Yakuza 0 has a plethora of minigames to occupy the players time. That’s no joke either. More than half of my playtime was spent on these things. Most of them are casual fun and based on their real world counter parts. Do you like bowling? How about Majong? Poker? Yakuza has you covered. There are also more involved games such as one where you run a real estate business and another where you run a cabaret club, both of which have their own side stories. Provided you have the want to be distracted, Yakuza will find a way to keep you busy.
And it should be stated that the side content is completely optional. You can engage with as much or as little of it as you’d like. I went down the rabbit hole completing a ton of side challenges, but eventually grew tired of that at which point I railroaded through the second half of the story. Having this freedom to start and stop engaging with side content as I saw fit helped to keep it fun rather than exhausting making it a huge strength of Yakuza 0.
Plus if that isn’t enough there is also beat-em up combat. It is exactly as dumb as it looks and I mean that with the highest of praise. Every action and reaction is dialed up to eleven making the fights look as realistic as two action figures smashing into one another. It doesn’t have a lot of depth, but the spectacle keeps the fighting interesting.
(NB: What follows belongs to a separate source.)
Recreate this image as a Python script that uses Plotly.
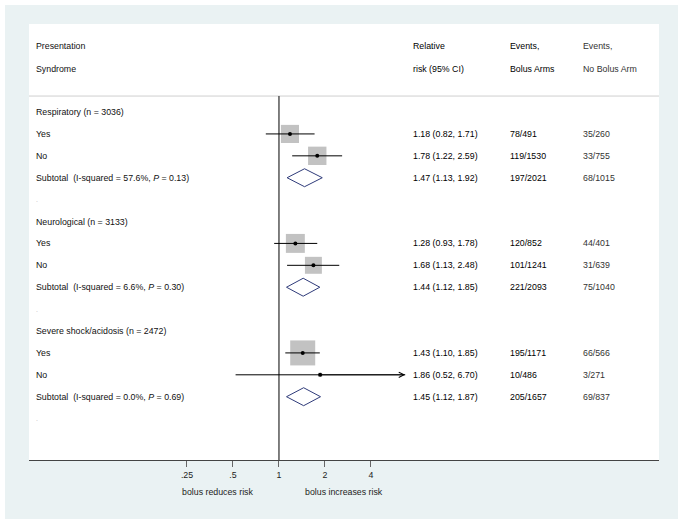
import math
import plotly.graph_objects as go

# ---------------- data ----------------
groups = ["Respiratory", "Neurological", "Severe shock/acidosis"]
group_n = [3036, 3133, 2472]
i_squared = [57.6, 6.6, 0.0]
p_het = [0.13, 0.30, 0.69]

yes_rr = [1.18, 1.28, 1.43]
yes_lo = [0.82, 0.93, 1.10]
yes_hi = [1.71, 1.78, 1.85]
yes_weight = [32, 35, 61]

no_rr = [1.78, 1.68, 1.86]
no_lo = [1.22, 1.13, 0.52]
no_hi = [2.59, 2.48, 6.70]
no_weight = [33, 28, 1.6]

sub_rr = [1.47, 1.44, 1.45]
sub_lo = [1.13, 1.12, 1.12]
sub_hi = [1.92, 1.85, 1.87]

yes_events_bolus = ["78/491", "120/852", "195/1171"]
yes_events_nobolus = ["35/260", "44/401", "66/566"]
no_events_bolus = ["119/1530", "101/1241", "10/486"]
no_events_nobolus = ["33/755", "31/639", "3/271"]
sub_events_bolus = ["197/2021", "221/2093", "205/1657"]
sub_events_nobolus = ["68/1015", "75/1040", "69/837"]

tick_values = [0.25, 0.5, 1, 2, 4]
tick_labels = [".25", ".5", "1", "2", "4"]

# ---------------- layout constants ----------------
W, H = 685, 527
ML, MR, MT, MB = 29, 26, 24, 67
PW = W - ML - MR
PH = H - MT - MB
FONT = "Liberation Sans, Arial, sans-serif"
FS = 8.8
BG = "rgb(234,242,243)"
BOX_COLOR = "#a8a8a8"
DIAMOND_COLOR = "#2f3b7a"
DIAMOND_HALF = 0.41
BOX_SCALE = 3.2
X_RANGE = [-1.636, 2.487]   # log10 units
Y_RANGE = [15.89, -4.02]    # row units (reversed)
SEP_ROW = -0.73


def px_to_paper(px):
    return (px - ML) / PW


def py_to_paper(py):
    return (H - MB - py) / PH


COL_LABEL = px_to_paper(34)
COL_RR = px_to_paper(411)
COL_EVB = px_to_paper(508)
COL_EVN = px_to_paper(581)

fig = go.Figure()
annotations = []


def add_text(xp, row, text, color="#111111", size=FS):
    annotations.append(dict(x=xp, xref="paper", y=row, yref="y", text=text,
                            showarrow=False, xanchor="left", yanchor="middle",
                            font=dict(family=FONT, size=size, color=color)))


# headers
add_text(COL_LABEL, -3, "Presentation")
add_text(COL_LABEL, -1.95, "Syndrome")
add_text(COL_RR, -3, "Relative", color="#000000")
add_text(COL_RR, -1.95, "risk (95% CI)", color="#000000")
add_text(COL_EVB, -3, "Events,", color="#000000")
add_text(COL_EVB, -1.95, "Bolus Arms", color="#000000")
add_text(COL_EVN, -3, "Events,", color="#333333")
add_text(COL_EVN, -1.95, "No Bolus Arm", color="#333333")

study_x_lo, study_x_hi, study_y = [], [], []
box_x, box_y, box_s = [], [], []
dia_x, dia_y = [], []


def fmt(rr, lo, hi):
    return f"{rr:.2f} ({lo:.2f}, {hi:.2f})"


for g in range(len(groups)):
    base = 5 * g
    add_text(COL_LABEL, base, f"{groups[g]} (n = {group_n[g]})")
    rows = [
        (base + 1, "Yes", yes_rr[g], yes_lo[g], yes_hi[g], yes_weight[g],
         yes_events_bolus[g], yes_events_nobolus[g]),
        (base + 2, "No", no_rr[g], no_lo[g], no_hi[g], no_weight[g],
         no_events_bolus[g], no_events_nobolus[g]),
    ]
    for r, lab, rr, lo, hi, w, eb, en in rows:
        add_text(COL_LABEL, r, lab)
        add_text(COL_RR, r, fmt(rr, lo, hi), color="#000000")
        add_text(COL_EVB, r, eb, color="#000000")
        add_text(COL_EVN, r, en, color="#333333")
        study_x_lo.append(lo); study_x_hi.append(hi); study_y.append(r)
        box_x.append(rr); box_y.append(r); box_s.append(BOX_SCALE * math.sqrt(w))
        if hi > max(tick_values):
            annotations.append(dict(x=math.log10(hi), y=r, xref="x", yref="y",
                                    ax=math.log10(rr), ay=r, axref="x", ayref="y",
                                    text="", showarrow=True, arrowhead=5,
                                    arrowsize=1.3, arrowwidth=0.8,
                                    arrowcolor="#000000"))
    rs = base + 3
    add_text(COL_LABEL, rs,
             f"Subtotal\u00a0\u00a0(I-squared = {i_squared[g]:.1f}%, <i>P</i> = {p_het[g]:.2f})")
    add_text(COL_RR, rs, fmt(sub_rr[g], sub_lo[g], sub_hi[g]), color="#000000")
    add_text(COL_EVB, rs, sub_events_bolus[g], color="#000000")
    add_text(COL_EVN, rs, sub_events_nobolus[g], color="#333333")
    dia_x += [sub_lo[g], sub_rr[g], sub_hi[g], sub_rr[g], sub_lo[g], None]
    dia_y += [rs, rs - DIAMOND_HALF, rs, rs + DIAMOND_HALF, rs, None]
    add_text(COL_LABEL, base + 4, ".", color="#bbbbbb", size=7)

# boxes
fig.add_trace(go.Scatter(x=box_x, y=box_y, mode="markers",
                         marker=dict(symbol="square", size=box_s, color=BOX_COLOR,
                                     line=dict(width=0)),
                         hoverinfo="skip", showlegend=False))
# CI lines
lx, ly = [], []
for lo, hi, r in zip(study_x_lo, study_x_hi, study_y):
    lx += [lo, hi, None]
    ly += [r, r, None]
fig.add_trace(go.Scatter(x=lx, y=ly, mode="lines",
                         line=dict(color="#000000", width=1),
                         hoverinfo="skip", showlegend=False))
# point estimates
fig.add_trace(go.Scatter(x=box_x, y=box_y, mode="markers",
                         marker=dict(symbol="circle", size=4, color="#000000"),
                         hoverinfo="skip", showlegend=False))
# diamonds
fig.add_trace(go.Scatter(x=dia_x, y=dia_y, mode="lines", fill="toself",
                         fillcolor="white",
                         line=dict(color=DIAMOND_COLOR, width=1),
                         hoverinfo="skip", showlegend=False))

# direction labels below the axis
for cx, txt in [(217, "bolus reduces risk"), (344, "bolus increases risk")]:
    annotations.append(dict(x=px_to_paper(cx), y=py_to_paper(492), xref="paper",
                            yref="paper", text=txt, showarrow=False,
                            xanchor="center", yanchor="middle",
                            font=dict(family=FONT, size=FS, color="#222222")))

shapes = [
    # outer grey region
    dict(type="rect", xref="paper", yref="paper", layer="below",
         x0=px_to_paper(5), x1=px_to_paper(678),
         y0=py_to_paper(519), y1=py_to_paper(5),
         fillcolor=BG, line=dict(width=0)),
    # inner white panel
    dict(type="rect", xref="paper", yref="paper", layer="below",
         x0=0, x1=1, y0=0, y1=1, fillcolor="white", line=dict(width=0)),
    # header separator
    dict(type="line", xref="paper", yref="y", x0=0, x1=1, y0=SEP_ROW, y1=SEP_ROW,
         line=dict(color="#cfcfcf", width=1)),
    # null line
    dict(type="line", xref="x", yref="y", x0=1, x1=1, y0=SEP_ROW, y1=Y_RANGE[0],
         line=dict(color="#000000", width=1)),
]

fig.update_layout(
    width=W, height=H,
    margin=dict(l=ML, r=MR, t=MT, b=MB, pad=0),
    paper_bgcolor="white", plot_bgcolor="white",
    showlegend=False,
    annotations=annotations, shapes=shapes,
    font=dict(family=FONT, size=FS, color="#222222"),
    xaxis=dict(type="log", range=X_RANGE, tickvals=tick_values, ticktext=tick_labels,
               showgrid=False, zeroline=False, showline=True, linecolor="#444444",
               linewidth=1.2, ticks="outside", ticklen=6, tickcolor="#666666",
               tickwidth=1, tickfont=dict(family=FONT, size=FS, color="#222222"),
               fixedrange=True),
    yaxis=dict(range=Y_RANGE, visible=False, fixedrange=True),
)

fig.write_html("out.html", config={"displayModeBar": False},
               post_script="document.body.style.margin='0px';")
I really enjoyed Yakuza 0. It’s many disjointed pieces come together to form a somewhat odd, but thoroughly enjoyable package. The story alone is worth experiencing, but the variable array of side distractions and charm are what make those moments between the heavy hitting story beats so memorable. If you’re a completionist Yakuza might be a nightmare, but if you’re in the market for a story about some morally ambiguous characters repeatedly backstabbing one another and some Japanese quirkiness than Yakuza 0 is likely up your alley.